Brazil's Indians Reclaim Land, Citing Promises, Using Force
It was once the cattle farm of a former congressman, but now his stately house in the western Brazilian state of Mato Grosso do Sul is a burned-out shell. Thatch huts are being built in the shade of flowering palm trees. Once the purview of one farmer's family, it now is occupied by dozens of indigenous ones.
Indian activists say this is just the beginning.
This bucolic spot — called the Buriti farm — is now the unlikely epicenter of tensions erupting the length and breadth of rural Brazil. The indigenous tribes of this vast country are seeking the land rights they say they've historically been denied.
Alberto, a 46-year-old teacher, is a member of the Terena Indian tribe, which lays claim to around 17,000 hectares here. The tribe's reservation now is only 2,000 hectares, too small, Alberto says, for the community.
It's a fight that in this farm alone has already cost one tribesman his life this month — shot by police who were trying to evict them. Other indigenous groups have moved to block large infrastructure projects like the Belo Monte Dam.

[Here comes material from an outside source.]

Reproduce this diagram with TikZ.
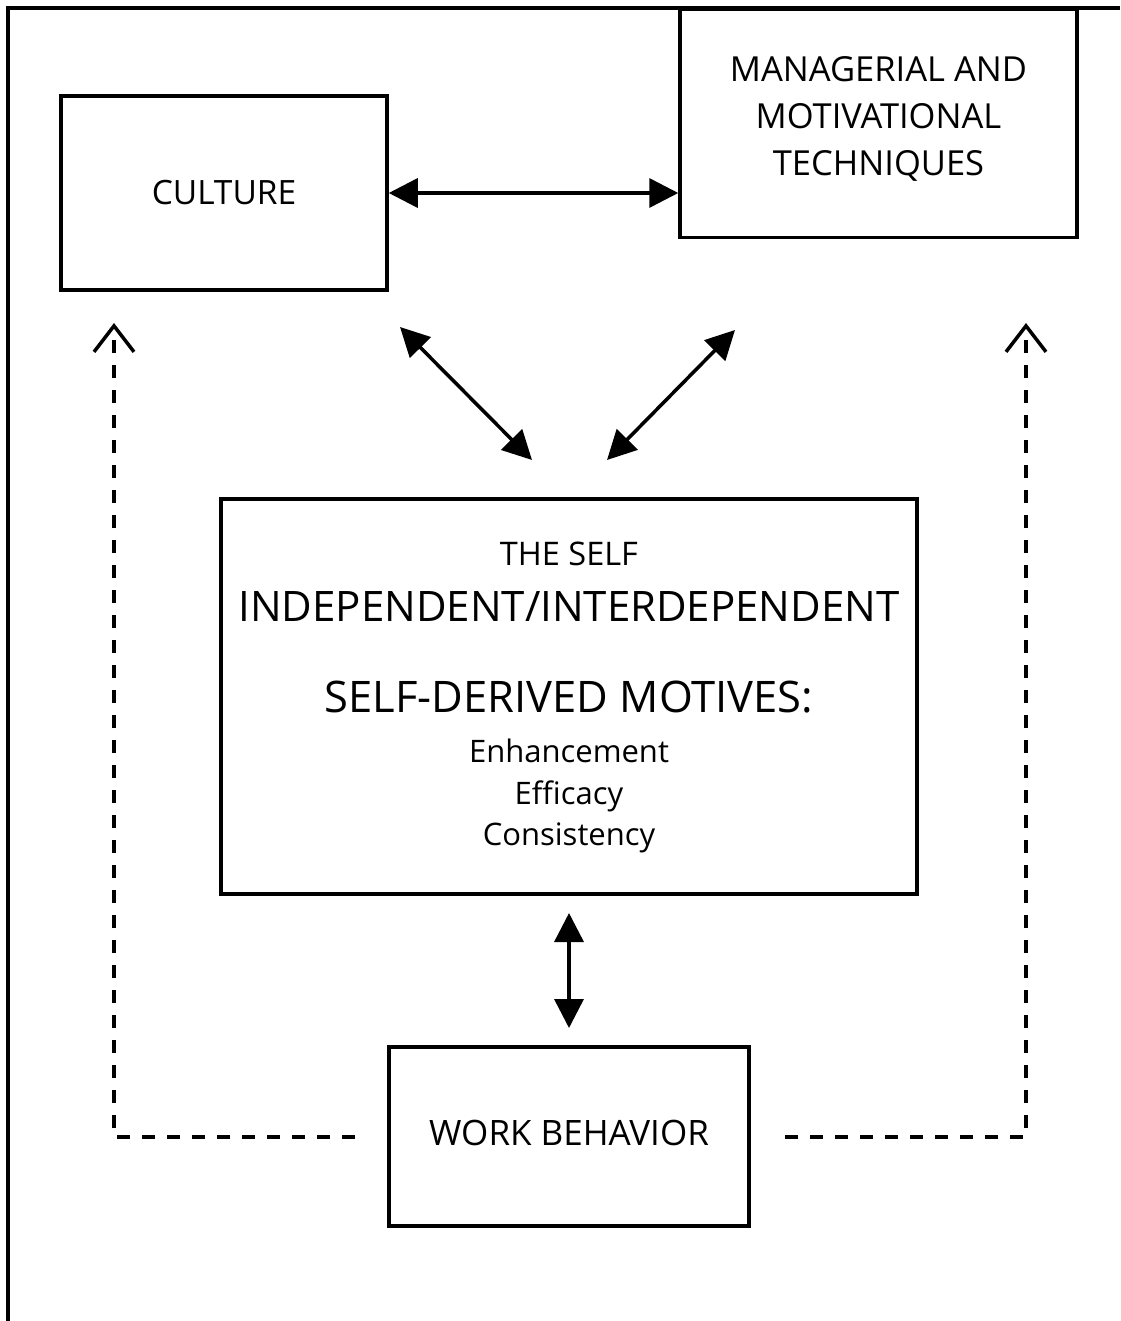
\documentclass[tikz,border=0pt]{standalone}
\usepackage{fontspec}
\setmainfont{Open Sans}
\usetikzlibrary{arrows.meta}
\begin{document}
\begin{tikzpicture}[x=1pt,y=-1pt,
  box/.style={draw,line width=3.5pt,rectangle,inner sep=0pt,align=center},
  biarrow/.style={line width=3.5pt,{Triangle[length=29pt,width=29pt]}-{Triangle[length=29pt,width=29pt]}},
  feedback/.style={line width=3.5pt,dash pattern=on 13pt off 12pt,-{Straight Barb[length=26pt,width=40pt,line width=3.5pt]}}]
\useasboundingbox (0,0) rectangle (1120,1321);
\fill[white] (0,0) rectangle (1120,1321);
% outer frame (top and left sides)
\draw[line width=4pt] (1120,8) -- (8,8) -- (8,1321);
% boxes
\node[box,minimum width=326pt,minimum height=194pt,font=\fontsize{33.5}{40}\selectfont] (culture) at (224,193) {CULTURE};
\node[box,minimum width=397pt,minimum height=228pt,anchor=north] (mgmt) at (878.5,8) {};
\node[align=center,font=\fontsize{34.5}{47}\selectfont] (mgmttext) at (878.5,119)
  {MANAGERIAL AND\\MOTIVATIONAL\\TECHNIQUES};
\node[box,minimum width=696pt,minimum height=395pt] (self) at (569,696.5) {};
\node[font=\fontsize{32.5}{36}\selectfont] (selftitle) at (569,554) {THE SELF};
\node[font=\fontsize{42}{48}\selectfont] (indep) at (569,607) {INDEPENDENT/INTERDEPENDENT};
\node[font=\fontsize{43.5}{48}\selectfont] (motives) at (569,697) {SELF-DERIVED MOTIVES:};
\node[align=center,font=\fontsize{31}{41.5}\selectfont] (motivelist) at (569,796)
  {Enhancement\\Efficacy\\Consistency};
\node[box,minimum width=360pt,minimum height=179pt] (work) at (569,1136.5) {};
\node[font=\fontsize{35}{40}\selectfont] (worktext) at (569,1133) {WORK BEHAVIOR};
% free ends of the diagonal and vertical connectors
\coordinate (dl1) at (400,327);
\coordinate (dl2) at (532,460);
\coordinate (dr1) at (735,330);
\coordinate (dr2) at (607,460);
\coordinate (v1) at (569,913);
\coordinate (v2) at (569,1028);
\coordinate (fl0) at (355,1137);
\coordinate (fl1) at (114,1137);
\coordinate (fl2) at (114,323);
\coordinate (fr0) at (785,1137);
\coordinate (fr1) at (1026,1137);
\coordinate (fr2) at (1026,323);
% connectors
\draw[biarrow] (culture.east) -- (culture.east -| mgmt.west);
\draw[biarrow] (dl1) -- (dl2);
\draw[biarrow] (dr1) -- (dr2);
\draw[biarrow] (v1) -- (v2);
\draw[feedback] (fl0) -- (fl1) -- (fl2);
\draw[feedback] (fr0) -- (fr1) -- (fr2);
\end{tikzpicture}
\end{document}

Alberto says there's more coordination and unity among the many disparate tribes over securing access to and protecting infringement on their historic lands.
"I'm in favor of progress, but not at the cost of our cultural history, our survival as a people," he says. "The name of our tribe is the Terena because the Earth is our mother."
Whose Land?
Since the Portuguese conquest centuries ago, Brazil's indigenous population has been subjected to slavery, genocide, murder, land theft and discrimination.
Brazil's most recent Constitution, written in 1988, was meant to redress some of those ills, returning historic lands to the tribes. It gave a deadline: Within five years, all Indian lands should be demarcated and registered. It's now 20 years past that deadline, and the process is still incomplete.
While the government has dithered, many native Brazilians have taken matters into their own hands, taking over land that is owned by large-scale farmers.
It's a warm afternoon and a group of men in cowboy hats and pressed jeans is handing out fliers by the roadside in the rural town of Sidrolandia, just near the former congressman's occupied farm.